--- Supplied information ---

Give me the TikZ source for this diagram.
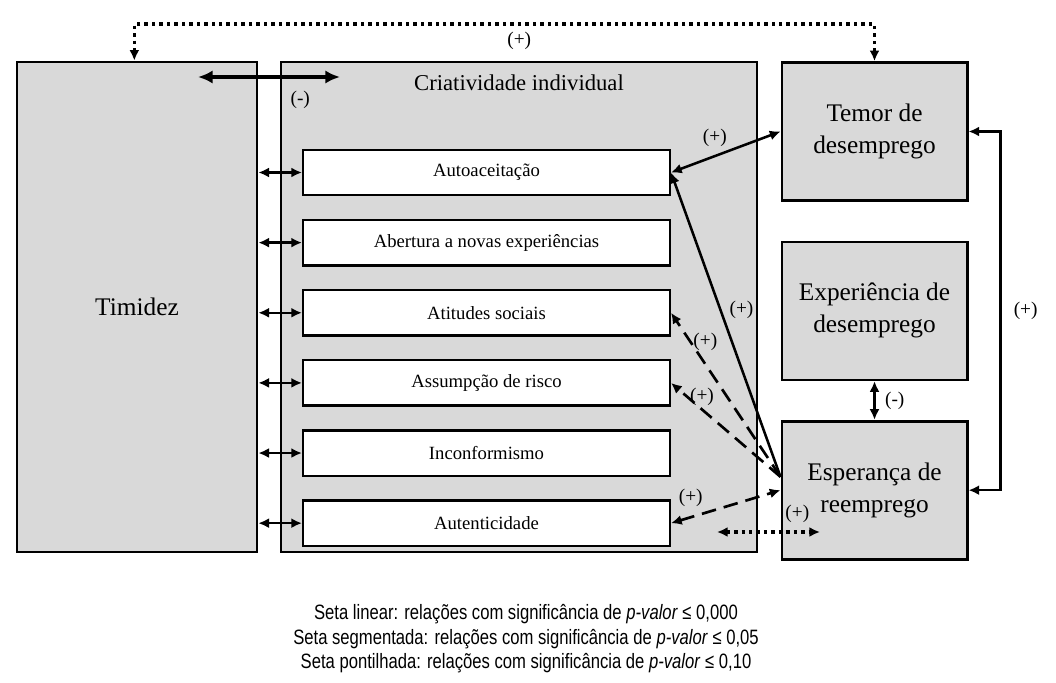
\documentclass[tikz,border=0pt]{standalone}
\usepackage{fontspec}
\setmainfont{Liberation Serif}
\newfontfamily\legendfont[FakeStretch=0.8]{Liberation Sans}
\usetikzlibrary{positioning,arrows.meta}

\begin{document}
\begin{tikzpicture}[x=0.75pt, y=-0.75pt, node distance=16.8pt,
    >={Latex[length=8pt,width=7.5pt]},
    bigbox/.style={draw, line width=2pt, fill=gray!30},
    dimbox/.style={draw, line width=1.8pt, fill=white, minimum width=275pt, minimum height=34pt, font=\fontsize{14}{16}\selectfont},
    sidebox/.style={bigbox, minimum width=139pt, minimum height=103.5pt, align=center, font=\fontsize{19}{24}\selectfont},
    link/.style={line width=1.9pt},
    seg/.style={link, line width=2pt, dash pattern=on 11pt off 6pt},
    pont/.style={line width=2.6pt, dash pattern=on 2.6pt off 3pt},
    sig/.style={font=\fontsize{14.5}{16}\selectfont, inner sep=1pt}]
  \useasboundingbox (0,0) rectangle (1056,682);

  % main blocks
  \node[bigbox, minimum width=180pt, minimum height=367.5pt, font=\fontsize{19}{22}\selectfont] (tim) at (137,307) {Timidez};
  \node[bigbox, minimum width=357pt, minimum height=367.5pt] (cri) at (519,307) {};
  \node[font=\fontsize{17}{20}\selectfont] (crititle) at ([yshift=-16.5pt]cri.north) {Criatividade individual};

  % dimensions of creativity
  \node[dimbox] (acei) at (486.5,172.5) {Autoaceitação};
  \node[dimbox, below=of acei] (aber) {Abertura a novas experiências};
  \node[dimbox, below=of aber] (atit) {Atitudes sociais};
  \node[dimbox, below=of atit] (risc) {Assumpção de risco};
  \node[dimbox, below=of risc] (inco) {Inconformismo};
  \node[dimbox, below=of inco] (aute) {Autenticidade};

  % unemployment blocks
  \node[sidebox] (temor) at (874.5,131.5) {Temor de\\desemprego};
  \node[sidebox, below=29pt of temor] (expe) {Experiência de\\desemprego};
  \node[sidebox, below=29pt of expe] (espe) {Esperança de\\reemprego};

  \coordinate (negL) at (198,77);
  \coordinate (negR) at (340,77);
  \coordinate (potL) at (717,532);
  \coordinate (potR) at (820,532);

  \draw[<->, pont] (temor.north) -- ++(0,-37) -| ([xshift=-2pt]tim.north) node[sig, pos=0.24, below=4pt] {(+)};
  \draw[<->, line width=3pt, >={Latex[length=11pt,width=10pt]}] (negL) -- (negR) node[sig, pos=0.72, below=8pt] {(-)};

  \foreach \d in {acei,aber,atit,risc,inco,aute}
    \draw[<->, link] (tim.east |- \d.west) -- (\d.west);

  \draw[<->, link] (acei.east) -- (temor.west) node[sig, pos=0.4, above=5pt] {(+)};
  \draw[->, link] ([yshift=10pt]espe.west) -- (acei.east) node[sig, pos=0.55, right=5pt] {(+)};
  \draw[->, seg] ([yshift=10pt]espe.west) -- (atit.east) node[sig, pos=0.82, right=0pt] {(+)};
  \draw[->, seg] ([yshift=10pt]espe.west) -- (risc.east) node[sig, pos=0.85, right=0pt] {(+)};
  \draw[<->, seg] (aute.east) -- (espe.west) node[sig, pos=0.18, above=6pt] {(+)};
  \draw[<->, pont] (potL) -- (potR) node[sig, pos=0.78, above=5pt] {(+)};
  \draw[<->, link] (expe) -- (espe) node[sig, midway, right=6pt] {(-)};
  \draw[<->, link] (temor.east) -- ++(32,0) |- (espe.east) node[sig, pos=0.25, right=8pt] {(+)};

  % legend
  \node[font=\legendfont\fontsize{15.6}{18.4}\selectfont, align=center] (legenda) at (526,639)
    {Seta linear: relações com significância de \textit{p-valor} ≤ 0,000\\
     Seta segmentada: relações com significância de \textit{p-valor} ≤ 0,05\\
     Seta pontilhada: relações com significância de \textit{p-valor} ≤ 0,10};
\end{tikzpicture}
\end{document}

--- The request ---
Copy the material above in full and exactly, skipping pictures.

--- Task answer ---
Give me the TikZ source for this diagram.
\documentclass[tikz,border=0pt]{standalone}
\usepackage{fontspec}
\setmainfont{Liberation Serif}
\newfontfamily\legendfont[FakeStretch=0.8]{Liberation Sans}
\usetikzlibrary{positioning,arrows.meta}

\begin{document}
\begin{tikzpicture}[x=0.75pt, y=-0.75pt, node distance=16.8pt,
    >={Latex[length=8pt,width=7.5pt]},
    bigbox/.style={draw, line width=2pt, fill=gray!30},
    dimbox/.style={draw, line width=1.8pt, fill=white, minimum width=275pt, minimum height=34pt, font=\fontsize{14}{16}\selectfont},
    sidebox/.style={bigbox, minimum width=139pt, minimum height=103.5pt, align=center, font=\fontsize{19}{24}\selectfont},
    link/.style={line width=1.9pt},
    seg/.style={link, line width=2pt, dash pattern=on 11pt off 6pt},
    pont/.style={line width=2.6pt, dash pattern=on 2.6pt off 3pt},
    sig/.style={font=\fontsize{14.5}{16}\selectfont, inner sep=1pt}]
  \useasboundingbox (0,0) rectangle (1056,682);

  % main blocks
  \node[bigbox, minimum width=180pt, minimum height=367.5pt, font=\fontsize{19}{22}\selectfont] (tim) at (137,307) {Timidez};
  \node[bigbox, minimum width=357pt, minimum height=367.5pt] (cri) at (519,307) {};
  \node[font=\fontsize{17}{20}\selectfont] (crititle) at ([yshift=-16.5pt]cri.north) {Criatividade individual};

  % dimensions of creativity
  \node[dimbox] (acei) at (486.5,172.5) {Autoaceitação};
  \node[dimbox, below=of acei] (aber) {Abertura a novas experiências};
  \node[dimbox, below=of aber] (atit) {Atitudes sociais};
  \node[dimbox, below=of atit] (risc) {Assumpção de risco};
  \node[dimbox, below=of risc] (inco) {Inconformismo};
  \node[dimbox, below=of inco] (aute) {Autenticidade};

  % unemployment blocks
  \node[sidebox] (temor) at (874.5,131.5) {Temor de\\desemprego};
  \node[sidebox, below=29pt of temor] (expe) {Experiência de\\desemprego};
  \node[sidebox, below=29pt of expe] (espe) {Esperança de\\reemprego};

  \coordinate (negL) at (198,77);
  \coordinate (negR) at (340,77);
  \coordinate (potL) at (717,532);
  \coordinate (potR) at (820,532);

  \draw[<->, pont] (temor.north) -- ++(0,-37) -| ([xshift=-2pt]tim.north) node[sig, pos=0.24, below=4pt] {(+)};
  \draw[<->, line width=3pt, >={Latex[length=11pt,width=10pt]}] (negL) -- (negR) node[sig, pos=0.72, below=8pt] {(-)};

  \foreach \d in {acei,aber,atit,risc,inco,aute}
    \draw[<->, link] (tim.east |- \d.west) -- (\d.west);

  \draw[<->, link] (acei.east) -- (temor.west) node[sig, pos=0.4, above=5pt] {(+)};
  \draw[->, link] ([yshift=10pt]espe.west) -- (acei.east) node[sig, pos=0.55, right=5pt] {(+)};
  \draw[->, seg] ([yshift=10pt]espe.west) -- (atit.east) node[sig, pos=0.82, right=0pt] {(+)};
  \draw[->, seg] ([yshift=10pt]espe.west) -- (risc.east) node[sig, pos=0.85, right=0pt] {(+)};
  \draw[<->, seg] (aute.east) -- (espe.west) node[sig, pos=0.18, above=6pt] {(+)};
  \draw[<->, pont] (potL) -- (potR) node[sig, pos=0.78, above=5pt] {(+)};
  \draw[<->, link] (expe) -- (espe) node[sig, midway, right=6pt] {(-)};
  \draw[<->, link] (temor.east) -- ++(32,0) |- (espe.east) node[sig, pos=0.25, right=8pt] {(+)};

  % legend
  \node[font=\legendfont\fontsize{15.6}{18.4}\selectfont, align=center] (legenda) at (526,639)
    {Seta linear: relações com significância de \textit{p-valor} ≤ 0,000\\
     Seta segmentada: relações com significância de \textit{p-valor} ≤ 0,05\\
     Seta pontilhada: relações com significância de \textit{p-valor} ≤ 0,10};
\end{tikzpicture}
\end{document}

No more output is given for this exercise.